Caminaba
entre las mesas buscando si alguno de ellos había llegado ya. La cita era más
tarde, de modo que me acomodé en una de las mesas pegada a la ventana que veía
hacia la gran avenida. Cuando giré para pedir algo descubrí a un joven mesero de tez oscura y barba escasa
y rizada a medio salir, seguramente un extranjero tratando de sobrevivir, y tal
vez estudiar en Paris, esperando mi comanda. Le pedí un espresso y él anotó
algo en su libreta, dijo algo que sonó parecido a un “merci”, tras lo cual hizo
una leve reverencia y se dirigió a la barra del café. Hacía ya treinta y cinco
años que nos habíamos reunido por última vez en este mismo café sobre la rue
Riviolí, justo después de terminar el doctorado y a uno o dos días de que,
los que veníamos del extranjero, tomásemos rumbo a nuestros respectivos países.
Pasee la
vista por el lugar, era prácticamente el mismo, salvo por la desaparición de
las máquinas de juegos sobre un costado que ahora estaba cubierto de varias
mesas. Llegó el café. Desenvolví uno de
los terrones de azúcar y lo introduje en la taza, lo revolví y tomé un trago,
estaba ardiendo por lo que continué revolviendo con la cucharilla aquella taza.
Recordé como Marcos había bromeado, justamente esa noche, sobre el tiempo que
tomaba a los trabajadores envolver cada terrón de azúcar en la fábrica. Eso rompió
aquella tristeza en las caras y dio pie a que todos comenzáramos a hacer
comentarios ociosos e irónicos de la vida. Nanuc y Esther se la pasaron largo
rato jugando maquinitas. Marcos, Caroline y Xavier competían en hacer estúpidas
definiciones de conceptos. Anne se acurrucó sobre Joel y se acariciaban
largamente. Pedro, Anne Marie y yo…
Me vino la imagen de Anne Marie, su cuerpo dorado quemado al sol en
aquella playa, la vitalidad y ternura que reflejaban sus ojos cuando me miraba.
La suavidad de su piel, sus aromas antes y después de ponerse aquel perfume. La
ansiedad con la que la esperaba yo cada noche y la mirada de luz cuando ella llegaba
a la posada en la que vivimos ese mes.
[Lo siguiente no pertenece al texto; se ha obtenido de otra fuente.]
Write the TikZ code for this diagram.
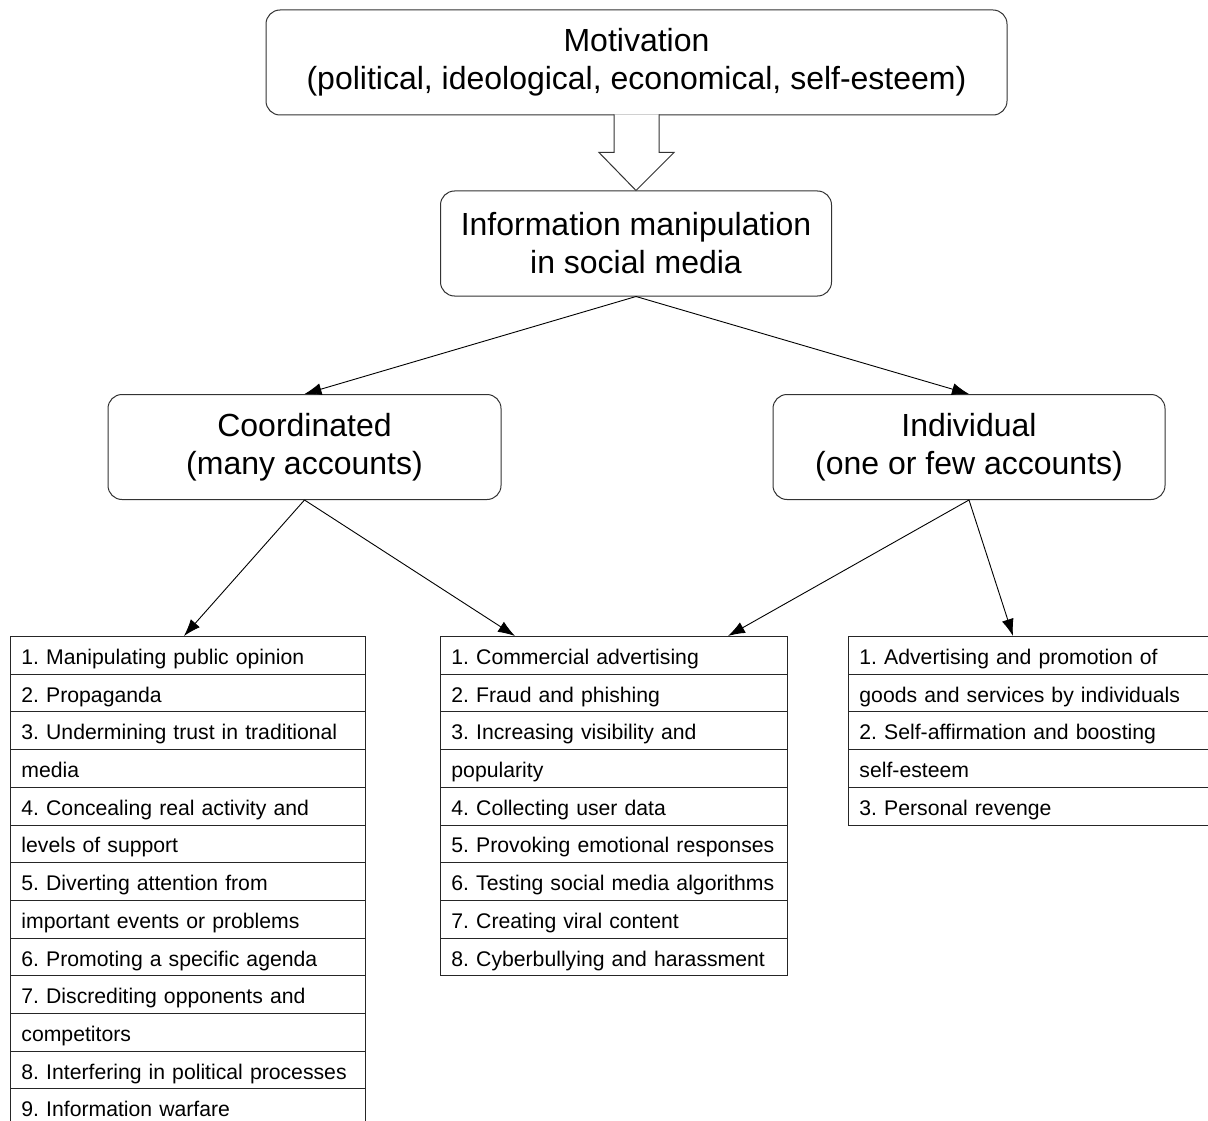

Aquella voz en tonos bajos, femenina y
sensual; las delicadas formas de desnudarnos el uno al otro… Como odié que
hubiese sido escasamente a un mes de terminar el doctorado cuando ella me
sedujo y se vino a vivir conmigo. Un mes después de recibir su carta en la que
me decía que iría a México, me avisó Caroline que Anne Marie había muerto de
cáncer.
-¡Eh Juan Pedro! No llores que
ya estamos aquí hombre. ¿Cuánto tiempo llevas dando vuelta a ese café, ya has
tirado la mitad en la mesa?
La voz de
Xavier me regresó a esa mesa en el café, tenía lágrimas en los ojos, me las
sequé con la servilleta y me di cuenta de que habían llegado ya. Además de
Xavier estaban, ya sentándose en la mesa, Esther y Nanuc, mientras que Marcos y
Caroline abrían apenas la puerta del café. Caroline me tomó del brazo y me
dijo:
- Todos pensamos en ella Juan Pedro.
Venga, queremos ver tu sonrisa con esos verdes y encantadores ojos.
Y comenzó la deliciosa velada del reencuentro.